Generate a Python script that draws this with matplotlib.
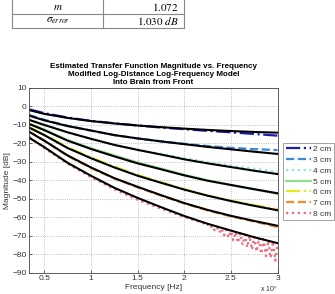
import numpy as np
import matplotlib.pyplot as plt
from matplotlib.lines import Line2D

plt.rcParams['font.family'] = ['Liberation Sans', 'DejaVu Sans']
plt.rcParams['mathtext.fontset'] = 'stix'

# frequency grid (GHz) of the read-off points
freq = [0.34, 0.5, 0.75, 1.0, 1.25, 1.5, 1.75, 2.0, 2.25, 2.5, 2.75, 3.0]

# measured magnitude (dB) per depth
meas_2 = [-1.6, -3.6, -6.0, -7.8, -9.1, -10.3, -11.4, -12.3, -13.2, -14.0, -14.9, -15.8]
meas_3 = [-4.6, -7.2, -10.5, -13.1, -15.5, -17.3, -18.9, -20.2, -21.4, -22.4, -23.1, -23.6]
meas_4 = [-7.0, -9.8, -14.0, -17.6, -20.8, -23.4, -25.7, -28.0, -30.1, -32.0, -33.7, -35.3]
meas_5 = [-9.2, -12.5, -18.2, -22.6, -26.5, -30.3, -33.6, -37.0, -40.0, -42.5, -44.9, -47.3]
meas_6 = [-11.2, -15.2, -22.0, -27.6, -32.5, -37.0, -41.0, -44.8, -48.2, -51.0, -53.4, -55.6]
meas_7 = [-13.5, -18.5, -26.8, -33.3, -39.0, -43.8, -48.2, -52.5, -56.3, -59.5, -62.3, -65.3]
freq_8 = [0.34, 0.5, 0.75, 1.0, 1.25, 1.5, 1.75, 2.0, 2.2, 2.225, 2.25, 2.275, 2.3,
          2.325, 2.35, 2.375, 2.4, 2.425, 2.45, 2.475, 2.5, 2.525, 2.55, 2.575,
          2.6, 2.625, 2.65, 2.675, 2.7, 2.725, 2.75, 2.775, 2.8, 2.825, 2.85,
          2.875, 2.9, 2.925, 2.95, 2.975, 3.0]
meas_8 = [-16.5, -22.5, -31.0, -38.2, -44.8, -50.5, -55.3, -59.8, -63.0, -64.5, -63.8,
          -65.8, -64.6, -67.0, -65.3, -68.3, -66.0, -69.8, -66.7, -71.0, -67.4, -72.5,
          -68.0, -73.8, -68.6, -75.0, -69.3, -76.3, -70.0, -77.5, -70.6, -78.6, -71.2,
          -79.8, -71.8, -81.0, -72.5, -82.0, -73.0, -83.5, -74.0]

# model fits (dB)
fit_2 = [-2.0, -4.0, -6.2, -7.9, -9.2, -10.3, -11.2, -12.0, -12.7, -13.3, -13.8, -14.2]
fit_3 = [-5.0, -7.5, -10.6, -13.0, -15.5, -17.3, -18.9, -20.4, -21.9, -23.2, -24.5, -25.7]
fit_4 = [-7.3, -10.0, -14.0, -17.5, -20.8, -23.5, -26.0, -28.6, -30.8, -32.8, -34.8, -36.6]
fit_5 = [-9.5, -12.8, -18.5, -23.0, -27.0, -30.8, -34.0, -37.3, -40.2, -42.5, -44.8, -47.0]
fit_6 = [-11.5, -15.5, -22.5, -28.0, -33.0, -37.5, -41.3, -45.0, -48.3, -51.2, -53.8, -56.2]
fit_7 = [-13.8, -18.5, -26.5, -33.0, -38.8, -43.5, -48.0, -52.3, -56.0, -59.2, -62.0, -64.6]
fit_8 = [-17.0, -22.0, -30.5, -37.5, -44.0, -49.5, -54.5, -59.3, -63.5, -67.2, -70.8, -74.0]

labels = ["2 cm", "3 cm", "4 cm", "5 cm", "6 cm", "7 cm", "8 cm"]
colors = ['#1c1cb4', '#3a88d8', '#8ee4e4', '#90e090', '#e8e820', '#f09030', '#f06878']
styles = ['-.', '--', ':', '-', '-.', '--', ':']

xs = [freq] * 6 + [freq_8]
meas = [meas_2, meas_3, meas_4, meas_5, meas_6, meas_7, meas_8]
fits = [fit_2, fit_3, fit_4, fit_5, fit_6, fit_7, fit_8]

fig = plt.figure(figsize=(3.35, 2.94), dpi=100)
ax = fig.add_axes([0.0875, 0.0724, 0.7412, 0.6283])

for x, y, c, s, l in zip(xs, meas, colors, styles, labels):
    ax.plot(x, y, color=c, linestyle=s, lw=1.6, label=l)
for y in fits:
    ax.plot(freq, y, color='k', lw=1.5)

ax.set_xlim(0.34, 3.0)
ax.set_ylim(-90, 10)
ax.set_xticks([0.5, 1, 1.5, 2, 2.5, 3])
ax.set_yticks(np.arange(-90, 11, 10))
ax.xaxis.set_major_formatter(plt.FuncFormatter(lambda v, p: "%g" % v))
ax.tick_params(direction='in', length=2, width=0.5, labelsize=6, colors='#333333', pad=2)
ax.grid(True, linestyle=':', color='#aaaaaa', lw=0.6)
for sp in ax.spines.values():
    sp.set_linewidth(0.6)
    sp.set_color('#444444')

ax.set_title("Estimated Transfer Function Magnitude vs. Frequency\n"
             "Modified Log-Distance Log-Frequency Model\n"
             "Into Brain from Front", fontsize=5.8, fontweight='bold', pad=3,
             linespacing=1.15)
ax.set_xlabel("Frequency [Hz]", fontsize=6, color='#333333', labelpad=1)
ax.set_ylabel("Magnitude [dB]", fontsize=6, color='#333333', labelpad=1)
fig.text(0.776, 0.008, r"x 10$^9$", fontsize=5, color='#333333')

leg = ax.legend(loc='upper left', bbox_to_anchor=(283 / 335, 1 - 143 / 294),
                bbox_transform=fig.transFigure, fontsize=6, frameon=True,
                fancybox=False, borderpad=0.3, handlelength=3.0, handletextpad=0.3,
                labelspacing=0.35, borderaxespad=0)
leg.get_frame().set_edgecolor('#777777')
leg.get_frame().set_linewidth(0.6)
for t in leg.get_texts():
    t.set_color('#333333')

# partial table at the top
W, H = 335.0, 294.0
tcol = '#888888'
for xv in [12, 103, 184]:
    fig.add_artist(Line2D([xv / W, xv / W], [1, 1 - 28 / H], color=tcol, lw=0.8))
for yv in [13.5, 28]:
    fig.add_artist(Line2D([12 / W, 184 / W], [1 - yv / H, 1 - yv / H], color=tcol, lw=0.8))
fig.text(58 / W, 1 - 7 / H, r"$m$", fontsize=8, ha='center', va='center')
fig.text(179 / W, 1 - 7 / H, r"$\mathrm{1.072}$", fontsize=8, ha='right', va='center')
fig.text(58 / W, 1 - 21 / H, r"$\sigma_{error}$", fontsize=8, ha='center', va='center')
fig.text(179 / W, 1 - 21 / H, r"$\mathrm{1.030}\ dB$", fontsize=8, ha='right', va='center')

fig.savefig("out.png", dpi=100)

WHAT YOU SHOULD DO:
Reproduce all of the material exactly, apart from the pictures.

CORRECT RESPONSE:
Generate a Python script that draws this with matplotlib.
import numpy as np
import matplotlib.pyplot as plt
from matplotlib.lines import Line2D

plt.rcParams['font.family'] = ['Liberation Sans', 'DejaVu Sans']
plt.rcParams['mathtext.fontset'] = 'stix'

# frequency grid (GHz) of the read-off points
freq = [0.34, 0.5, 0.75, 1.0, 1.25, 1.5, 1.75, 2.0, 2.25, 2.5, 2.75, 3.0]

# measured magnitude (dB) per depth
meas_2 = [-1.6, -3.6, -6.0, -7.8, -9.1, -10.3, -11.4, -12.3, -13.2, -14.0, -14.9, -15.8]
meas_3 = [-4.6, -7.2, -10.5, -13.1, -15.5, -17.3, -18.9, -20.2, -21.4, -22.4, -23.1, -23.6]
meas_4 = [-7.0, -9.8, -14.0, -17.6, -20.8, -23.4, -25.7, -28.0, -30.1, -32.0, -33.7, -35.3]
meas_5 = [-9.2, -12.5, -18.2, -22.6, -26.5, -30.3, -33.6, -37.0, -40.0, -42.5, -44.9, -47.3]
meas_6 = [-11.2, -15.2, -22.0, -27.6, -32.5, -37.0, -41.0, -44.8, -48.2, -51.0, -53.4, -55.6]
meas_7 = [-13.5, -18.5, -26.8, -33.3, -39.0, -43.8, -48.2, -52.5, -56.3, -59.5, -62.3, -65.3]
freq_8 = [0.34, 0.5, 0.75, 1.0, 1.25, 1.5, 1.75, 2.0, 2.2, 2.225, 2.25, 2.275, 2.3,
          2.325, 2.35, 2.375, 2.4, 2.425, 2.45, 2.475, 2.5, 2.525, 2.55, 2.575,
          2.6, 2.625, 2.65, 2.675, 2.7, 2.725, 2.75, 2.775, 2.8, 2.825, 2.85,
          2.875, 2.9, 2.925, 2.95, 2.975, 3.0]
meas_8 = [-16.5, -22.5, -31.0, -38.2, -44.8, -50.5, -55.3, -59.8, -63.0, -64.5, -63.8,
          -65.8, -64.6, -67.0, -65.3, -68.3, -66.0, -69.8, -66.7, -71.0, -67.4, -72.5,
          -68.0, -73.8, -68.6, -75.0, -69.3, -76.3, -70.0, -77.5, -70.6, -78.6, -71.2,
          -79.8, -71.8, -81.0, -72.5, -82.0, -73.0, -83.5, -74.0]

# model fits (dB)
fit_2 = [-2.0, -4.0, -6.2, -7.9, -9.2, -10.3, -11.2, -12.0, -12.7, -13.3, -13.8, -14.2]
fit_3 = [-5.0, -7.5, -10.6, -13.0, -15.5, -17.3, -18.9, -20.4, -21.9, -23.2, -24.5, -25.7]
fit_4 = [-7.3, -10.0, -14.0, -17.5, -20.8, -23.5, -26.0, -28.6, -30.8, -32.8, -34.8, -36.6]
fit_5 = [-9.5, -12.8, -18.5, -23.0, -27.0, -30.8, -34.0, -37.3, -40.2, -42.5, -44.8, -47.0]
fit_6 = [-11.5, -15.5, -22.5, -28.0, -33.0, -37.5, -41.3, -45.0, -48.3, -51.2, -53.8, -56.2]
fit_7 = [-13.8, -18.5, -26.5, -33.0, -38.8, -43.5, -48.0, -52.3, -56.0, -59.2, -62.0, -64.6]
fit_8 = [-17.0, -22.0, -30.5, -37.5, -44.0, -49.5, -54.5, -59.3, -63.5, -67.2, -70.8, -74.0]

labels = ["2 cm", "3 cm", "4 cm", "5 cm", "6 cm", "7 cm", "8 cm"]
colors = ['#1c1cb4', '#3a88d8', '#8ee4e4', '#90e090', '#e8e820', '#f09030', '#f06878']
styles = ['-.', '--', ':', '-', '-.', '--', ':']

xs = [freq] * 6 + [freq_8]
meas = [meas_2, meas_3, meas_4, meas_5, meas_6, meas_7, meas_8]
fits = [fit_2, fit_3, fit_4, fit_5, fit_6, fit_7, fit_8]

fig = plt.figure(figsize=(3.35, 2.94), dpi=100)
ax = fig.add_axes([0.0875, 0.0724, 0.7412, 0.6283])

for x, y, c, s, l in zip(xs, meas, colors, styles, labels):
    ax.plot(x, y, color=c, linestyle=s, lw=1.6, label=l)
for y in fits:
    ax.plot(freq, y, color='k', lw=1.5)

ax.set_xlim(0.34, 3.0)
ax.set_ylim(-90, 10)
ax.set_xticks([0.5, 1, 1.5, 2, 2.5, 3])
ax.set_yticks(np.arange(-90, 11, 10))
ax.xaxis.set_major_formatter(plt.FuncFormatter(lambda v, p: "%g" % v))
ax.tick_params(direction='in', length=2, width=0.5, labelsize=6, colors='#333333', pad=2)
ax.grid(True, linestyle=':', color='#aaaaaa', lw=0.6)
for sp in ax.spines.values():
    sp.set_linewidth(0.6)
    sp.set_color('#444444')

ax.set_title("Estimated Transfer Function Magnitude vs. Frequency\n"
             "Modified Log-Distance Log-Frequency Model\n"
             "Into Brain from Front", fontsize=5.8, fontweight='bold', pad=3,
             linespacing=1.15)
ax.set_xlabel("Frequency [Hz]", fontsize=6, color='#333333', labelpad=1)
ax.set_ylabel("Magnitude [dB]", fontsize=6, color='#333333', labelpad=1)
fig.text(0.776, 0.008, r"x 10$^9$", fontsize=5, color='#333333')

leg = ax.legend(loc='upper left', bbox_to_anchor=(283 / 335, 1 - 143 / 294),
                bbox_transform=fig.transFigure, fontsize=6, frameon=True,
                fancybox=False, borderpad=0.3, handlelength=3.0, handletextpad=0.3,
                labelspacing=0.35, borderaxespad=0)
leg.get_frame().set_edgecolor('#777777')
leg.get_frame().set_linewidth(0.6)
for t in leg.get_texts():
    t.set_color('#333333')

# partial table at the top
W, H = 335.0, 294.0
tcol = '#888888'
for xv in [12, 103, 184]:
    fig.add_artist(Line2D([xv / W, xv / W], [1, 1 - 28 / H], color=tcol, lw=0.8))
for yv in [13.5, 28]:
    fig.add_artist(Line2D([12 / W, 184 / W], [1 - yv / H, 1 - yv / H], color=tcol, lw=0.8))
fig.text(58 / W, 1 - 7 / H, r"$m$", fontsize=8, ha='center', va='center')
fig.text(179 / W, 1 - 7 / H, r"$\mathrm{1.072}$", fontsize=8, ha='right', va='center')
fig.text(58 / W, 1 - 21 / H, r"$\sigma_{error}$", fontsize=8, ha='center', va='center')
fig.text(179 / W, 1 - 21 / H, r"$\mathrm{1.030}\ dB$", fontsize=8, ha='right', va='center')

fig.savefig("out.png", dpi=100)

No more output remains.